The percentage of third-graders at the school who passed the state reading test plummeted from 100 last year to 50 this year. The percentage of fourth-graders reading at proficient or advanced levels dropped nearly 43 points, from 100 percent to 57 percent. Fourth-grade pass rates in math fell from 100 percent to 68 percent, and fifth-graders' pass rates in reading dropped from 100 percent to 80 percent.

Alonso would not comment on whether he believed the school had cheated in previous years, saying that it was unfair to draw such conclusions about a school without facts.

He did say, however, that Abbottston was one of a handful of schools that were "blanketed" this year with central office monitors during MSA testing. The city sent 120 monitors — the most ever — into schools that noted top gains and top losses in the past "to look for explanations," Alonso said.

The CEO said he could not discuss any more details because of the pending investigation.

"As I said before, if there's cheating in a school I will find out," he said. "So nobody should be surprised if I find schools cheating, because they are the exception."

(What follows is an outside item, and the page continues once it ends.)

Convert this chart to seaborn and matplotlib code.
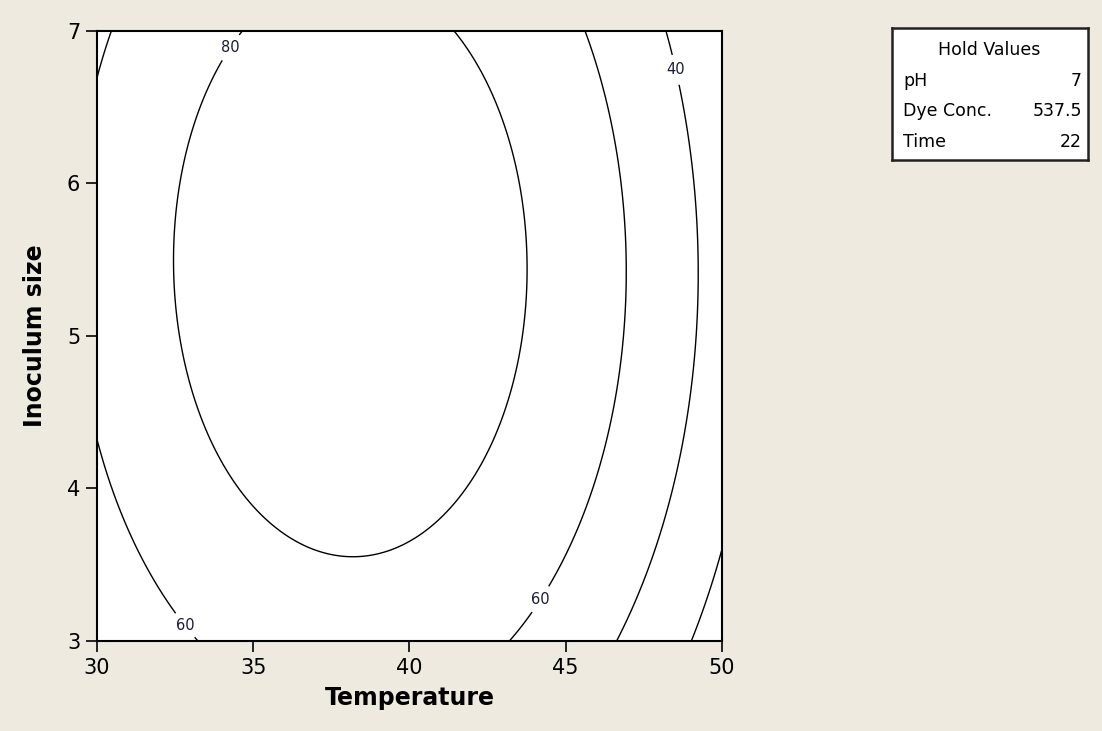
"""
Contour plot of decolourisation (%) vs Temperature and Inoculum size,
with pH, dye concentration and time held constant.
"""
import matplotlib
matplotlib.use("Agg")
import matplotlib.pyplot as plt
import numpy as np
import seaborn as sns

# axis ranges / ticks
temp_range = [30, 50]
inoc_range = [3, 7]
temp_ticks = [30, 35, 40, 45, 50]
inoc_ticks = [3, 4, 5, 6, 7]
contour_levels = [20, 40, 60, 80]

# fitted quadratic response surface (matched to the plotted contours)
# Y = b0 + b1*T + b2*I + b11*T^2 + b22*I^2 + b12*T*I
b0 = -659.2837
b_lin = [33.35594, 43.04020]
b_sq = [-0.43491, -3.80422]
b_int = -0.03809

hold_names = ["pH", "Dye Conc.", "Time"]
hold_values = ["7", "537.5", "22"]

# where the level labels sit on the lines
label_spots = [(34.2, 6.9), (48.45, 6.74), (44.0, 3.3), (32.8, 3.1)]

bg = "#EEEAE0"

sns.set_style("ticks")
plt.rcParams["font.family"] = ["DejaVu Sans"]
plt.rcParams["text.color"] = "black"
plt.rcParams["axes.labelcolor"] = "black"

fig = plt.figure(figsize=(11.02, 7.31), dpi=100, facecolor=bg)
ax = fig.add_axes([0.088, 0.123, 0.567, 0.835])
ax.set_facecolor("white")

T, I = np.meshgrid(np.linspace(*temp_range, 300), np.linspace(*inoc_range, 300))
Z = (b0 + b_lin[0] * T + b_lin[1] * I + b_sq[0] * T**2 + b_sq[1] * I**2
     + b_int * T * I)

cs = ax.contour(T, I, Z, levels=contour_levels, colors="black", linewidths=1.0)
labels = ax.clabel(cs, fmt="%d", fontsize=10.5, inline=True, inline_spacing=6,
                   manual=label_spots, colors="#1a1a3a")
for t in labels:
    t.set_rotation(0)

ax.set_xlim(temp_range)
ax.set_ylim(inoc_range)
ax.set_xticks(temp_ticks)
ax.set_yticks(inoc_ticks)
ax.tick_params(axis="both", direction="out", length=8, width=1.2,
               labelsize=15, colors="black", pad=4)
for side in ax.spines.values():
    side.set_visible(True)
    side.set_color("black")
    side.set_linewidth(1.5)

ax.set_xlabel("Temperature", fontsize=17, fontweight="bold", labelpad=6)
ax.set_ylabel("Inoculum size", fontsize=17, fontweight="bold", labelpad=14)

# hold values box
box = fig.add_axes([0.809, 0.781, 0.178, 0.181])
box.set_facecolor("white")
box.set_xticks([])
box.set_yticks([])
for side in box.spines.values():
    side.set_color("#222222")
    side.set_linewidth(1.8)
box.text(0.5, 0.83, "Hold Values", ha="center", va="center", fontsize=12.5,
         transform=box.transAxes)
for k, (name, val) in enumerate(zip(hold_names, hold_values)):
    y = 0.6 - k * 0.23
    box.text(0.06, y, name, ha="left", va="center", fontsize=12.5,
             transform=box.transAxes)
    box.text(0.97, y, val, ha="right", va="center", fontsize=12.5,
             transform=box.transAxes)

fig.savefig("out.png", dpi=100, facecolor=bg)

In the case of George Washington, the state stripped the school's principal, Susan Burgess, of her professional license, at Alonso's request. At the time, Alonso said that even if she was not involved in the widespread tampering of test booklets, she should have known about the cheating. In an interview with The Baltimore Sun, Burgess denied any wrongdoing.

The city's administrators union says it will provide lawyers to help defend Abbottston's principal of 11 years, Angela Lewis Faltz.

Union President Jimmy Gittings said he debated with school officials late Wednesday, a day after the MSA results were released, over whether Faltz should remain principal of Abbottston. Gittings said Friday that no agreement was reached and that Faltz was removed from the school Thursday, at the request of the city schools' executive director of elementary and middle schools.

"My suggestion, for the fairness of everyone, was that she not be removed from the building because that would be giving the impression of guilt," Gittings said.

Alonso would not comment on Faltz's status, citing personnel regulations. The principal did not return calls for comment or answer a knock at her door Thursday.

Gittings provided The Baltimore Sun with a copy of Faltz's response Wednesday afternoon to school officials, who sought an explanation for the school's test scores.

"Without consultation with my leadership team and teachers, it is difficult to detail the root causes of the current student achievement data," Faltz wrote. She went on to suggest that the "assignment of two new teachers to the critical tested grades may have been a factor" and that the "instructional supports provided to teachers did not yield the desired results."

She said that it was "alarming to all of us that our student achievement levels have recently declined."

Gittings said that Faltz had "devoted her life" to Abbottston and its achievement and that no allegations of wrongdoing — academic or otherwise — had been lodged against her during her tenure. He predicted the principal "will be found innocent."